Objective
Write out the material exactly, without any of its pictures.

Provided data
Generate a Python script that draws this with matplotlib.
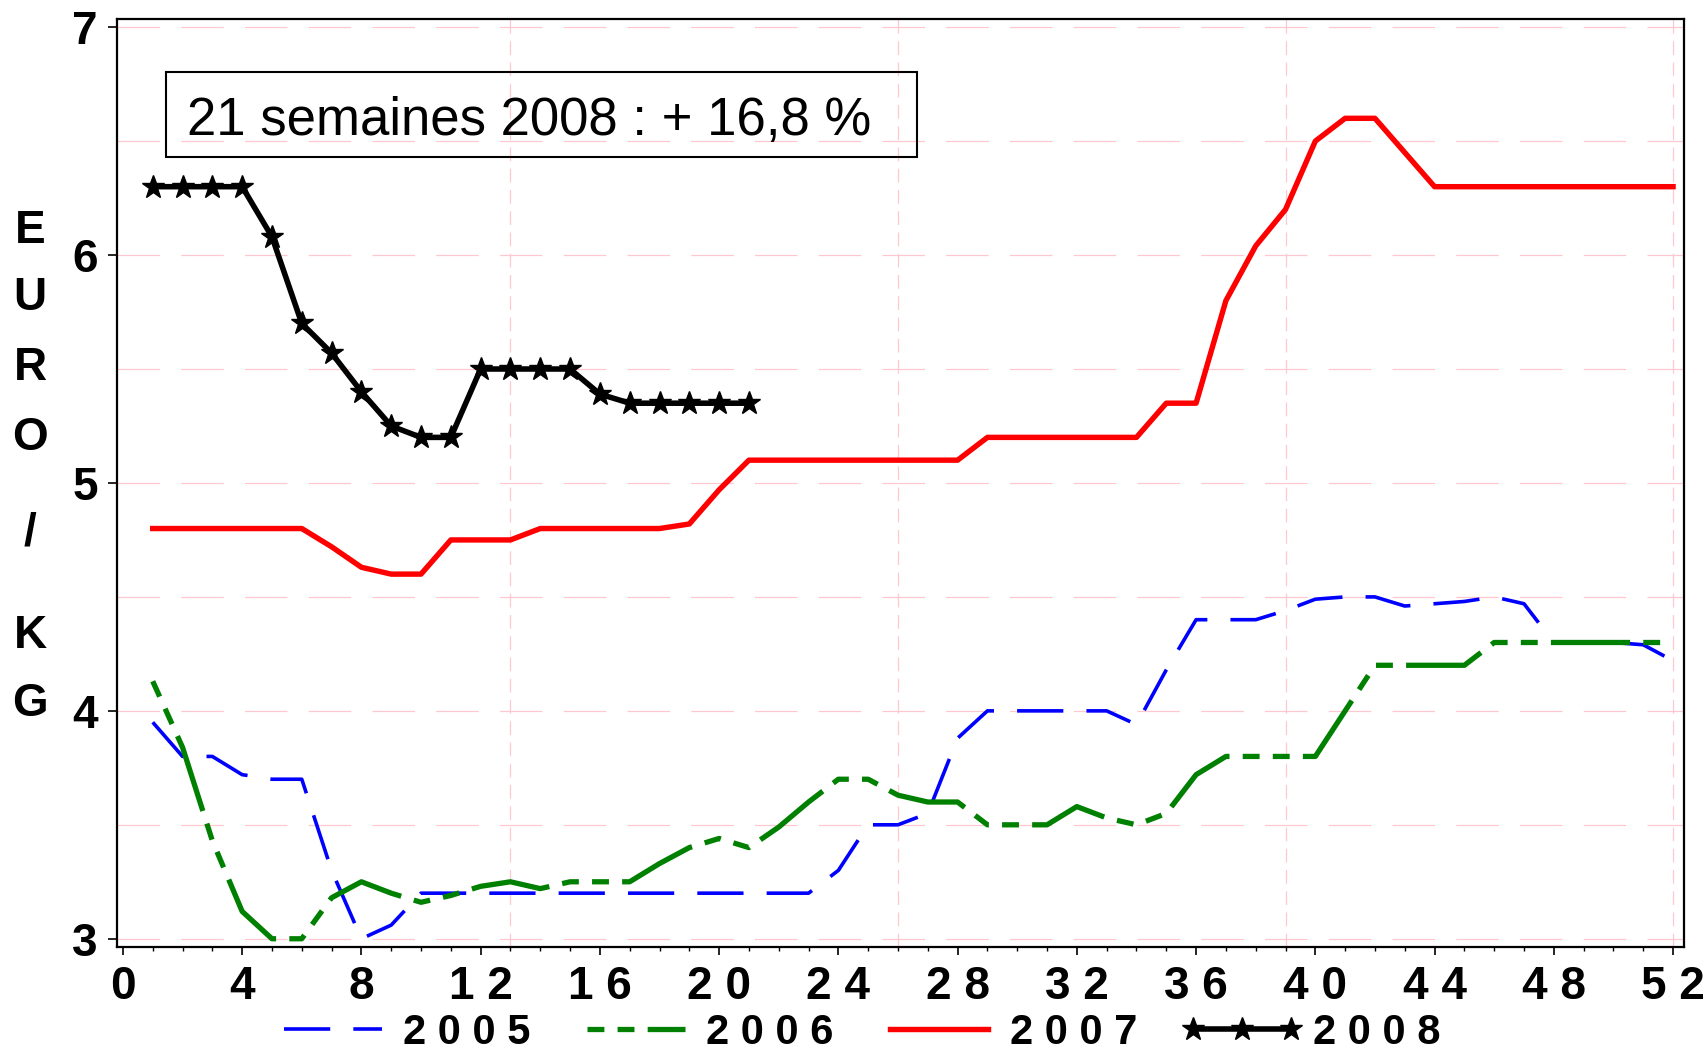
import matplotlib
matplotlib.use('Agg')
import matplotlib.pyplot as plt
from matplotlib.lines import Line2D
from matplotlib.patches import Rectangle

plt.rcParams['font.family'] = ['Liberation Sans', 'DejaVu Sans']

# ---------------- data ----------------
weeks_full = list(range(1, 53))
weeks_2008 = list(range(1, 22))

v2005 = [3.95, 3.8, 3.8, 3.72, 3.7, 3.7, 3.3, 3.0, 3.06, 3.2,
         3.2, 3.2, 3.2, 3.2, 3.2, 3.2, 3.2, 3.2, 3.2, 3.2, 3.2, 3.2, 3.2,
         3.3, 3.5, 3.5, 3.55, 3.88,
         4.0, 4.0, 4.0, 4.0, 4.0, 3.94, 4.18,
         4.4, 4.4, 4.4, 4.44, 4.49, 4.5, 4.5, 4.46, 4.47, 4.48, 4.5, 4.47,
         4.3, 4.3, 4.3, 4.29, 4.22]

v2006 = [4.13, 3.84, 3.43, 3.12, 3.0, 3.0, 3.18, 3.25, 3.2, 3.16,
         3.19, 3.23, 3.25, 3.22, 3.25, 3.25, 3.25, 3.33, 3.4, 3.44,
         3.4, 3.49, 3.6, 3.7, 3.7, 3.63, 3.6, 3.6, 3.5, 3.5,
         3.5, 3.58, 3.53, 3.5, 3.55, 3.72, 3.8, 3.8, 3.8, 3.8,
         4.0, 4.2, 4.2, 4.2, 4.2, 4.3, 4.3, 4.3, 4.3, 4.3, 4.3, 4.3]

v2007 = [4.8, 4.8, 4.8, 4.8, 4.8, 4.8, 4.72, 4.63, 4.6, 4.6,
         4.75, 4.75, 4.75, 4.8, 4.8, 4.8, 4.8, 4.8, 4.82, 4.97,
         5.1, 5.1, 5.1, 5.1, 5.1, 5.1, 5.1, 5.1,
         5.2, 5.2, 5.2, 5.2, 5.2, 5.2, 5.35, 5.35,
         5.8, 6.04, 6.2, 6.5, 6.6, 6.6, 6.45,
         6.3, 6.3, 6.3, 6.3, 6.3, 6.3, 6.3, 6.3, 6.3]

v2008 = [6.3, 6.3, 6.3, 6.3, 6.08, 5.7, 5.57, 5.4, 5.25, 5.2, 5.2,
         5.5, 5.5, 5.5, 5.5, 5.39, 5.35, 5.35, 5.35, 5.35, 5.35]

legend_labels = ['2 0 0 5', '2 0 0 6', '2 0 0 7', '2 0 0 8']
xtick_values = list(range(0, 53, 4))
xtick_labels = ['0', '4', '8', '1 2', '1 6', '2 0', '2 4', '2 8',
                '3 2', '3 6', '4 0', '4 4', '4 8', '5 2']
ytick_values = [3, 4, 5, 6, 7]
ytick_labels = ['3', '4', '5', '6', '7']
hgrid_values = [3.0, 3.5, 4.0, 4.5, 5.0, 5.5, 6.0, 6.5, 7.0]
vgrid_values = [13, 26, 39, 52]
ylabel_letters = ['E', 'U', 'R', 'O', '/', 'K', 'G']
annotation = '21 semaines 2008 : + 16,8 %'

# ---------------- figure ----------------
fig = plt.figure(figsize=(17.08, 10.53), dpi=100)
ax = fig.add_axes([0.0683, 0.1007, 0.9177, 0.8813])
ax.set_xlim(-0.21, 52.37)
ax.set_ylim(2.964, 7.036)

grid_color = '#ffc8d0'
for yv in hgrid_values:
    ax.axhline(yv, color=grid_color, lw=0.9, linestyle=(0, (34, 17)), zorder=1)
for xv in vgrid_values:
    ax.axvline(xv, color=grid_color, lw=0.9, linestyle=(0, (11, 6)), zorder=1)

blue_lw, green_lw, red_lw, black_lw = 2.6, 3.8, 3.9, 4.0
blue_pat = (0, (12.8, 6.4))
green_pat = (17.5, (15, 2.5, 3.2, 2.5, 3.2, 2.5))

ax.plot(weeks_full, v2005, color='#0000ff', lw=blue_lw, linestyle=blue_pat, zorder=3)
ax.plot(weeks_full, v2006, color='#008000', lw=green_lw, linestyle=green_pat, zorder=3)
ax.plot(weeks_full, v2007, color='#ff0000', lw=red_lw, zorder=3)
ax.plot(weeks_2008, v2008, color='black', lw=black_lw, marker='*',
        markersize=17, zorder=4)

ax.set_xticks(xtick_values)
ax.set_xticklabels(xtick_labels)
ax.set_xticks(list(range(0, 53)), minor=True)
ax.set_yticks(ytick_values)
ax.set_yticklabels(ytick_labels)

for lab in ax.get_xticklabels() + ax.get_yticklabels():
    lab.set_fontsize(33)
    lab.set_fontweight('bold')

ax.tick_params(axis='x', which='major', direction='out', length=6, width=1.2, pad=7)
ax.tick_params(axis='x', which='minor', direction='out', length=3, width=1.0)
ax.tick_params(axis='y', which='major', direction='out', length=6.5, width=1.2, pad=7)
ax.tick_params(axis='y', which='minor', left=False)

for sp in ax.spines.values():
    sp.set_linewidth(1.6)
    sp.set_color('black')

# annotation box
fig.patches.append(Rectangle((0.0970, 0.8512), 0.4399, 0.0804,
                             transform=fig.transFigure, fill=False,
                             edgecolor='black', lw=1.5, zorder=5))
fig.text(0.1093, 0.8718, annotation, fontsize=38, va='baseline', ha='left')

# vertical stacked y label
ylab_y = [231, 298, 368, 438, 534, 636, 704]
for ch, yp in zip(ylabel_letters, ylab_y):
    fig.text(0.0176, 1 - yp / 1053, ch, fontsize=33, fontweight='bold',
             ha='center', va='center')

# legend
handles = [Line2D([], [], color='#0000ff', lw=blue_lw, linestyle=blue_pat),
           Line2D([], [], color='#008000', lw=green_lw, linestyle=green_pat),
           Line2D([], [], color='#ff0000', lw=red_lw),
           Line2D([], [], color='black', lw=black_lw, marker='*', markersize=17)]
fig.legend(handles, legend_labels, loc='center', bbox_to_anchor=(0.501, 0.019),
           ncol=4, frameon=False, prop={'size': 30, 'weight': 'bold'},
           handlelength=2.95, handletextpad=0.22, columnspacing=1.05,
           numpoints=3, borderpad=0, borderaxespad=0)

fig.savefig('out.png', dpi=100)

Correct answer
Generate a Python script that draws this with matplotlib.
import matplotlib
matplotlib.use('Agg')
import matplotlib.pyplot as plt
from matplotlib.lines import Line2D
from matplotlib.patches import Rectangle

plt.rcParams['font.family'] = ['Liberation Sans', 'DejaVu Sans']

# ---------------- data ----------------
weeks_full = list(range(1, 53))
weeks_2008 = list(range(1, 22))

v2005 = [3.95, 3.8, 3.8, 3.72, 3.7, 3.7, 3.3, 3.0, 3.06, 3.2,
         3.2, 3.2, 3.2, 3.2, 3.2, 3.2, 3.2, 3.2, 3.2, 3.2, 3.2, 3.2, 3.2,
         3.3, 3.5, 3.5, 3.55, 3.88,
         4.0, 4.0, 4.0, 4.0, 4.0, 3.94, 4.18,
         4.4, 4.4, 4.4, 4.44, 4.49, 4.5, 4.5, 4.46, 4.47, 4.48, 4.5, 4.47,
         4.3, 4.3, 4.3, 4.29, 4.22]

v2006 = [4.13, 3.84, 3.43, 3.12, 3.0, 3.0, 3.18, 3.25, 3.2, 3.16,
         3.19, 3.23, 3.25, 3.22, 3.25, 3.25, 3.25, 3.33, 3.4, 3.44,
         3.4, 3.49, 3.6, 3.7, 3.7, 3.63, 3.6, 3.6, 3.5, 3.5,
         3.5, 3.58, 3.53, 3.5, 3.55, 3.72, 3.8, 3.8, 3.8, 3.8,
         4.0, 4.2, 4.2, 4.2, 4.2, 4.3, 4.3, 4.3, 4.3, 4.3, 4.3, 4.3]

v2007 = [4.8, 4.8, 4.8, 4.8, 4.8, 4.8, 4.72, 4.63, 4.6, 4.6,
         4.75, 4.75, 4.75, 4.8, 4.8, 4.8, 4.8, 4.8, 4.82, 4.97,
         5.1, 5.1, 5.1, 5.1, 5.1, 5.1, 5.1, 5.1,
         5.2, 5.2, 5.2, 5.2, 5.2, 5.2, 5.35, 5.35,
         5.8, 6.04, 6.2, 6.5, 6.6, 6.6, 6.45,
         6.3, 6.3, 6.3, 6.3, 6.3, 6.3, 6.3, 6.3, 6.3]

v2008 = [6.3, 6.3, 6.3, 6.3, 6.08, 5.7, 5.57, 5.4, 5.25, 5.2, 5.2,
         5.5, 5.5, 5.5, 5.5, 5.39, 5.35, 5.35, 5.35, 5.35, 5.35]

legend_labels = ['2 0 0 5', '2 0 0 6', '2 0 0 7', '2 0 0 8']
xtick_values = list(range(0, 53, 4))
xtick_labels = ['0', '4', '8', '1 2', '1 6', '2 0', '2 4', '2 8',
                '3 2', '3 6', '4 0', '4 4', '4 8', '5 2']
ytick_values = [3, 4, 5, 6, 7]
ytick_labels = ['3', '4', '5', '6', '7']
hgrid_values = [3.0, 3.5, 4.0, 4.5, 5.0, 5.5, 6.0, 6.5, 7.0]
vgrid_values = [13, 26, 39, 52]
ylabel_letters = ['E', 'U', 'R', 'O', '/', 'K', 'G']
annotation = '21 semaines 2008 : + 16,8 %'

# ---------------- figure ----------------
fig = plt.figure(figsize=(17.08, 10.53), dpi=100)
ax = fig.add_axes([0.0683, 0.1007, 0.9177, 0.8813])
ax.set_xlim(-0.21, 52.37)
ax.set_ylim(2.964, 7.036)

grid_color = '#ffc8d0'
for yv in hgrid_values:
    ax.axhline(yv, color=grid_color, lw=0.9, linestyle=(0, (34, 17)), zorder=1)
for xv in vgrid_values:
    ax.axvline(xv, color=grid_color, lw=0.9, linestyle=(0, (11, 6)), zorder=1)

blue_lw, green_lw, red_lw, black_lw = 2.6, 3.8, 3.9, 4.0
blue_pat = (0, (12.8, 6.4))
green_pat = (17.5, (15, 2.5, 3.2, 2.5, 3.2, 2.5))

ax.plot(weeks_full, v2005, color='#0000ff', lw=blue_lw, linestyle=blue_pat, zorder=3)
ax.plot(weeks_full, v2006, color='#008000', lw=green_lw, linestyle=green_pat, zorder=3)
ax.plot(weeks_full, v2007, color='#ff0000', lw=red_lw, zorder=3)
ax.plot(weeks_2008, v2008, color='black', lw=black_lw, marker='*',
        markersize=17, zorder=4)

ax.set_xticks(xtick_values)
ax.set_xticklabels(xtick_labels)
ax.set_xticks(list(range(0, 53)), minor=True)
ax.set_yticks(ytick_values)
ax.set_yticklabels(ytick_labels)

for lab in ax.get_xticklabels() + ax.get_yticklabels():
    lab.set_fontsize(33)
    lab.set_fontweight('bold')

ax.tick_params(axis='x', which='major', direction='out', length=6, width=1.2, pad=7)
ax.tick_params(axis='x', which='minor', direction='out', length=3, width=1.0)
ax.tick_params(axis='y', which='major', direction='out', length=6.5, width=1.2, pad=7)
ax.tick_params(axis='y', which='minor', left=False)

for sp in ax.spines.values():
    sp.set_linewidth(1.6)
    sp.set_color('black')

# annotation box
fig.patches.append(Rectangle((0.0970, 0.8512), 0.4399, 0.0804,
                             transform=fig.transFigure, fill=False,
                             edgecolor='black', lw=1.5, zorder=5))
fig.text(0.1093, 0.8718, annotation, fontsize=38, va='baseline', ha='left')

# vertical stacked y label
ylab_y = [231, 298, 368, 438, 534, 636, 704]
for ch, yp in zip(ylabel_letters, ylab_y):
    fig.text(0.0176, 1 - yp / 1053, ch, fontsize=33, fontweight='bold',
             ha='center', va='center')

# legend
handles = [Line2D([], [], color='#0000ff', lw=blue_lw, linestyle=blue_pat),
           Line2D([], [], color='#008000', lw=green_lw, linestyle=green_pat),
           Line2D([], [], color='#ff0000', lw=red_lw),
           Line2D([], [], color='black', lw=black_lw, marker='*', markersize=17)]
fig.legend(handles, legend_labels, loc='center', bbox_to_anchor=(0.501, 0.019),
           ncol=4, frameon=False, prop={'size': 30, 'weight': 'bold'},
           handlelength=2.95, handletextpad=0.22, columnspacing=1.05,
           numpoints=3, borderpad=0, borderaxespad=0)

fig.savefig('out.png', dpi=100)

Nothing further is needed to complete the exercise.